Dataset extract ->
►

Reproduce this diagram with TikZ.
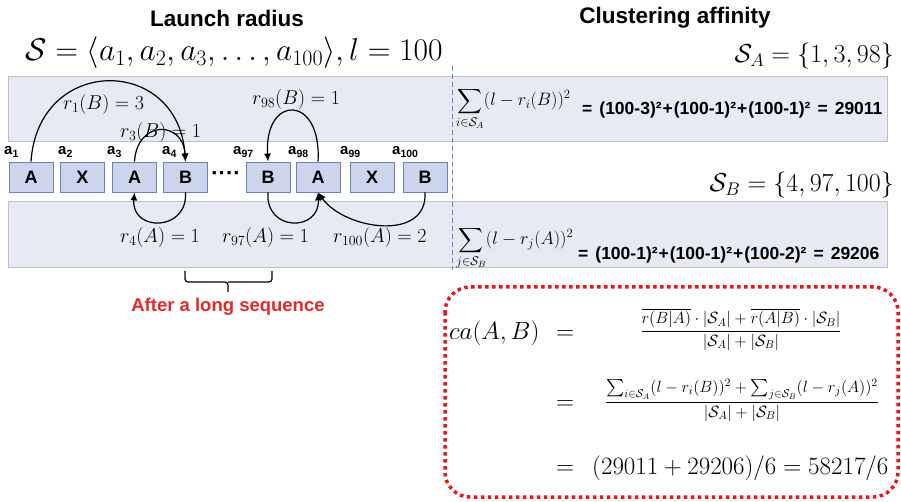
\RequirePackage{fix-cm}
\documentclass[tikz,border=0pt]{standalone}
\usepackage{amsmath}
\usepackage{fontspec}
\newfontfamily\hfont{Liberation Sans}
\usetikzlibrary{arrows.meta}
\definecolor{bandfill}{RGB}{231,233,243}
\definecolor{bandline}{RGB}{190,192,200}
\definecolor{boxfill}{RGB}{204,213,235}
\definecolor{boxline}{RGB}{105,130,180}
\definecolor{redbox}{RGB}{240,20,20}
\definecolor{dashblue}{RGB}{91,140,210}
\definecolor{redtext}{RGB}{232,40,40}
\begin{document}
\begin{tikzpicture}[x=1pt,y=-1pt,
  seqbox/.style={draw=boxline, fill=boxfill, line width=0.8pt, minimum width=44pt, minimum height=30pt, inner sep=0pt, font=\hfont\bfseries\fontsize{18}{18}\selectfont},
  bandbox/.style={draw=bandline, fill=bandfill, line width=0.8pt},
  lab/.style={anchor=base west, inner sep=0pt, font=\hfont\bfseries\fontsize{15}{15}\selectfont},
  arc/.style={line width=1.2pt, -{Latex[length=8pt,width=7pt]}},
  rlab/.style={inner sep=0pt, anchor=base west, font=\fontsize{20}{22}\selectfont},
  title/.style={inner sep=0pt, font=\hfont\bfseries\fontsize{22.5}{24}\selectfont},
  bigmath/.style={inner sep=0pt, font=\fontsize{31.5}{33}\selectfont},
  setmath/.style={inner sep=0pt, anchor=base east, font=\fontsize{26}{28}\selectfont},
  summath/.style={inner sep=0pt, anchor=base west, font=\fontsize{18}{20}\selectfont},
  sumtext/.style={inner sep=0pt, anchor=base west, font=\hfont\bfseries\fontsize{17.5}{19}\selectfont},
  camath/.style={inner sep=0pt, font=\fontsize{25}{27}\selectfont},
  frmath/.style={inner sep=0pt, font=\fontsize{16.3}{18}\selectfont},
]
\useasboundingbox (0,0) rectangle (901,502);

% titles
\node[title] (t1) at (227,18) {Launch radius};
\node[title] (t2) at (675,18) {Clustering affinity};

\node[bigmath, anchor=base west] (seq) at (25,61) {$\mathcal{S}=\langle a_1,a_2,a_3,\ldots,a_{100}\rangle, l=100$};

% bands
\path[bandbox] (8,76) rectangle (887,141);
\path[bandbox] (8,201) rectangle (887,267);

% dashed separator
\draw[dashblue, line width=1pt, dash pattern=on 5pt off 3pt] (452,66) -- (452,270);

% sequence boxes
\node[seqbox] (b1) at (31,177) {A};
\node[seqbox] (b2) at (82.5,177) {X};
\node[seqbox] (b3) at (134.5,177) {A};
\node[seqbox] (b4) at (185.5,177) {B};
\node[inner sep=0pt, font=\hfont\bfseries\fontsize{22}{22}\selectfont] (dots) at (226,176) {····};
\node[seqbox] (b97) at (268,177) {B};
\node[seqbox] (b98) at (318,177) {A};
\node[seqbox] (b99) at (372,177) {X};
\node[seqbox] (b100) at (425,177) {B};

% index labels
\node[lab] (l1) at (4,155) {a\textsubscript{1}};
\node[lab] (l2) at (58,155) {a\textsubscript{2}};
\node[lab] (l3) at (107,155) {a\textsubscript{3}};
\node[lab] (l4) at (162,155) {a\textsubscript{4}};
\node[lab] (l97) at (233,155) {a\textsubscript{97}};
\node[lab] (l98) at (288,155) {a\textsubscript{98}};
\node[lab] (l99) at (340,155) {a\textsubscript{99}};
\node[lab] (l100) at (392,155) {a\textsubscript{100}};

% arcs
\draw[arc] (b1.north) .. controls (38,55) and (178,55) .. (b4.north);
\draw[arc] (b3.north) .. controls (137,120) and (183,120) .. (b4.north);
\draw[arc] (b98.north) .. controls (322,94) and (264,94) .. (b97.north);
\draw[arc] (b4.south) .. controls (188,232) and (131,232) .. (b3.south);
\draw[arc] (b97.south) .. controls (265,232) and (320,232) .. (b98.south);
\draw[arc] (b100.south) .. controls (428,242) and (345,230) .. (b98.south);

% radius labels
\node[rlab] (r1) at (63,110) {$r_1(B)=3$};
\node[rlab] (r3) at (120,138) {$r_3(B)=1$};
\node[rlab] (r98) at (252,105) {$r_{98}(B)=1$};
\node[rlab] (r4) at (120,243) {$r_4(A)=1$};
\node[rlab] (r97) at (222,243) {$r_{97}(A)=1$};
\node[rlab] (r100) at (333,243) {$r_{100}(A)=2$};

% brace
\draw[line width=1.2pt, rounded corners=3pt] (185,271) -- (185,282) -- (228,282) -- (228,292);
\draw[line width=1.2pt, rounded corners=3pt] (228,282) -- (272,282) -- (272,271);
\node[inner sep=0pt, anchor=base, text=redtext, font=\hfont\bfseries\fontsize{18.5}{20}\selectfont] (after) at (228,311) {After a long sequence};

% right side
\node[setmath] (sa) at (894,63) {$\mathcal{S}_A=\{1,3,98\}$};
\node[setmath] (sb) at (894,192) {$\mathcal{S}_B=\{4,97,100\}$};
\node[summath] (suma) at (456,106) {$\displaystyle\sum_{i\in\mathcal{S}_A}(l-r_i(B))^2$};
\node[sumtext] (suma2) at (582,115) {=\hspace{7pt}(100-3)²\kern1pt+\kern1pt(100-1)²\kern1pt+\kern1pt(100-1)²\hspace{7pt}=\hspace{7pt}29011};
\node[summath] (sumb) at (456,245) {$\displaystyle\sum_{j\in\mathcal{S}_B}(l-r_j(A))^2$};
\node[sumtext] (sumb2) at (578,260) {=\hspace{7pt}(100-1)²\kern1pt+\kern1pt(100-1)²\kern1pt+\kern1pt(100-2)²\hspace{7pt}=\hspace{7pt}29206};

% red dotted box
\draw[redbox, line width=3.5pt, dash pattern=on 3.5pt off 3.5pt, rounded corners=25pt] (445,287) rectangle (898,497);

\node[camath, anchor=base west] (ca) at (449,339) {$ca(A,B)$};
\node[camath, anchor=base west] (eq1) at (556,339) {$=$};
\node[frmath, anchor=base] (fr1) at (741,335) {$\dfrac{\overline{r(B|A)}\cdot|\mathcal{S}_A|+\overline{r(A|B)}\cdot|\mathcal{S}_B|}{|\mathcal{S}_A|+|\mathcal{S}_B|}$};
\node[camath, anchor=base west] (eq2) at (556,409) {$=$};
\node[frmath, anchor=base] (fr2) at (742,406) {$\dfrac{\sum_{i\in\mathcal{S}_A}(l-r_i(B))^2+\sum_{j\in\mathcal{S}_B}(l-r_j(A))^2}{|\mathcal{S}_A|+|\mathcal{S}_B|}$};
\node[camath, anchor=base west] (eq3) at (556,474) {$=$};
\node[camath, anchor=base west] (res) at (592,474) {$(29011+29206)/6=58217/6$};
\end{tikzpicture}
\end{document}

◄

Instructions to follow -> Write the full listing out again with every line unchanged, but include no pictures.

Task answer ->
Reproduce this diagram with TikZ.
\RequirePackage{fix-cm}
\documentclass[tikz,border=0pt]{standalone}
\usepackage{amsmath}
\usepackage{fontspec}
\newfontfamily\hfont{Liberation Sans}
\usetikzlibrary{arrows.meta}
\definecolor{bandfill}{RGB}{231,233,243}
\definecolor{bandline}{RGB}{190,192,200}
\definecolor{boxfill}{RGB}{204,213,235}
\definecolor{boxline}{RGB}{105,130,180}
\definecolor{redbox}{RGB}{240,20,20}
\definecolor{dashblue}{RGB}{91,140,210}
\definecolor{redtext}{RGB}{232,40,40}
\begin{document}
\begin{tikzpicture}[x=1pt,y=-1pt,
  seqbox/.style={draw=boxline, fill=boxfill, line width=0.8pt, minimum width=44pt, minimum height=30pt, inner sep=0pt, font=\hfont\bfseries\fontsize{18}{18}\selectfont},
  bandbox/.style={draw=bandline, fill=bandfill, line width=0.8pt},
  lab/.style={anchor=base west, inner sep=0pt, font=\hfont\bfseries\fontsize{15}{15}\selectfont},
  arc/.style={line width=1.2pt, -{Latex[length=8pt,width=7pt]}},
  rlab/.style={inner sep=0pt, anchor=base west, font=\fontsize{20}{22}\selectfont},
  title/.style={inner sep=0pt, font=\hfont\bfseries\fontsize{22.5}{24}\selectfont},
  bigmath/.style={inner sep=0pt, font=\fontsize{31.5}{33}\selectfont},
  setmath/.style={inner sep=0pt, anchor=base east, font=\fontsize{26}{28}\selectfont},
  summath/.style={inner sep=0pt, anchor=base west, font=\fontsize{18}{20}\selectfont},
  sumtext/.style={inner sep=0pt, anchor=base west, font=\hfont\bfseries\fontsize{17.5}{19}\selectfont},
  camath/.style={inner sep=0pt, font=\fontsize{25}{27}\selectfont},
  frmath/.style={inner sep=0pt, font=\fontsize{16.3}{18}\selectfont},
]
\useasboundingbox (0,0) rectangle (901,502);

% titles
\node[title] (t1) at (227,18) {Launch radius};
\node[title] (t2) at (675,18) {Clustering affinity};

\node[bigmath, anchor=base west] (seq) at (25,61) {$\mathcal{S}=\langle a_1,a_2,a_3,\ldots,a_{100}\rangle, l=100$};

% bands
\path[bandbox] (8,76) rectangle (887,141);
\path[bandbox] (8,201) rectangle (887,267);

% dashed separator
\draw[dashblue, line width=1pt, dash pattern=on 5pt off 3pt] (452,66) -- (452,270);

% sequence boxes
\node[seqbox] (b1) at (31,177) {A};
\node[seqbox] (b2) at (82.5,177) {X};
\node[seqbox] (b3) at (134.5,177) {A};
\node[seqbox] (b4) at (185.5,177) {B};
\node[inner sep=0pt, font=\hfont\bfseries\fontsize{22}{22}\selectfont] (dots) at (226,176) {····};
\node[seqbox] (b97) at (268,177) {B};
\node[seqbox] (b98) at (318,177) {A};
\node[seqbox] (b99) at (372,177) {X};
\node[seqbox] (b100) at (425,177) {B};

% index labels
\node[lab] (l1) at (4,155) {a\textsubscript{1}};
\node[lab] (l2) at (58,155) {a\textsubscript{2}};
\node[lab] (l3) at (107,155) {a\textsubscript{3}};
\node[lab] (l4) at (162,155) {a\textsubscript{4}};
\node[lab] (l97) at (233,155) {a\textsubscript{97}};
\node[lab] (l98) at (288,155) {a\textsubscript{98}};
\node[lab] (l99) at (340,155) {a\textsubscript{99}};
\node[lab] (l100) at (392,155) {a\textsubscript{100}};

% arcs
\draw[arc] (b1.north) .. controls (38,55) and (178,55) .. (b4.north);
\draw[arc] (b3.north) .. controls (137,120) and (183,120) .. (b4.north);
\draw[arc] (b98.north) .. controls (322,94) and (264,94) .. (b97.north);
\draw[arc] (b4.south) .. controls (188,232) and (131,232) .. (b3.south);
\draw[arc] (b97.south) .. controls (265,232) and (320,232) .. (b98.south);
\draw[arc] (b100.south) .. controls (428,242) and (345,230) .. (b98.south);

% radius labels
\node[rlab] (r1) at (63,110) {$r_1(B)=3$};
\node[rlab] (r3) at (120,138) {$r_3(B)=1$};
\node[rlab] (r98) at (252,105) {$r_{98}(B)=1$};
\node[rlab] (r4) at (120,243) {$r_4(A)=1$};
\node[rlab] (r97) at (222,243) {$r_{97}(A)=1$};
\node[rlab] (r100) at (333,243) {$r_{100}(A)=2$};

% brace
\draw[line width=1.2pt, rounded corners=3pt] (185,271) -- (185,282) -- (228,282) -- (228,292);
\draw[line width=1.2pt, rounded corners=3pt] (228,282) -- (272,282) -- (272,271);
\node[inner sep=0pt, anchor=base, text=redtext, font=\hfont\bfseries\fontsize{18.5}{20}\selectfont] (after) at (228,311) {After a long sequence};

% right side
\node[setmath] (sa) at (894,63) {$\mathcal{S}_A=\{1,3,98\}$};
\node[setmath] (sb) at (894,192) {$\mathcal{S}_B=\{4,97,100\}$};
\node[summath] (suma) at (456,106) {$\displaystyle\sum_{i\in\mathcal{S}_A}(l-r_i(B))^2$};
\node[sumtext] (suma2) at (582,115) {=\hspace{7pt}(100-3)²\kern1pt+\kern1pt(100-1)²\kern1pt+\kern1pt(100-1)²\hspace{7pt}=\hspace{7pt}29011};
\node[summath] (sumb) at (456,245) {$\displaystyle\sum_{j\in\mathcal{S}_B}(l-r_j(A))^2$};
\node[sumtext] (sumb2) at (578,260) {=\hspace{7pt}(100-1)²\kern1pt+\kern1pt(100-1)²\kern1pt+\kern1pt(100-2)²\hspace{7pt}=\hspace{7pt}29206};

% red dotted box
\draw[redbox, line width=3.5pt, dash pattern=on 3.5pt off 3.5pt, rounded corners=25pt] (445,287) rectangle (898,497);

\node[camath, anchor=base west] (ca) at (449,339) {$ca(A,B)$};
\node[camath, anchor=base west] (eq1) at (556,339) {$=$};
\node[frmath, anchor=base] (fr1) at (741,335) {$\dfrac{\overline{r(B|A)}\cdot|\mathcal{S}_A|+\overline{r(A|B)}\cdot|\mathcal{S}_B|}{|\mathcal{S}_A|+|\mathcal{S}_B|}$};
\node[camath, anchor=base west] (eq2) at (556,409) {$=$};
\node[frmath, anchor=base] (fr2) at (742,406) {$\dfrac{\sum_{i\in\mathcal{S}_A}(l-r_i(B))^2+\sum_{j\in\mathcal{S}_B}(l-r_j(A))^2}{|\mathcal{S}_A|+|\mathcal{S}_B|}$};
\node[camath, anchor=base west] (eq3) at (556,474) {$=$};
\node[camath, anchor=base west] (res) at (592,474) {$(29011+29206)/6=58217/6$};
\end{tikzpicture}
\end{document}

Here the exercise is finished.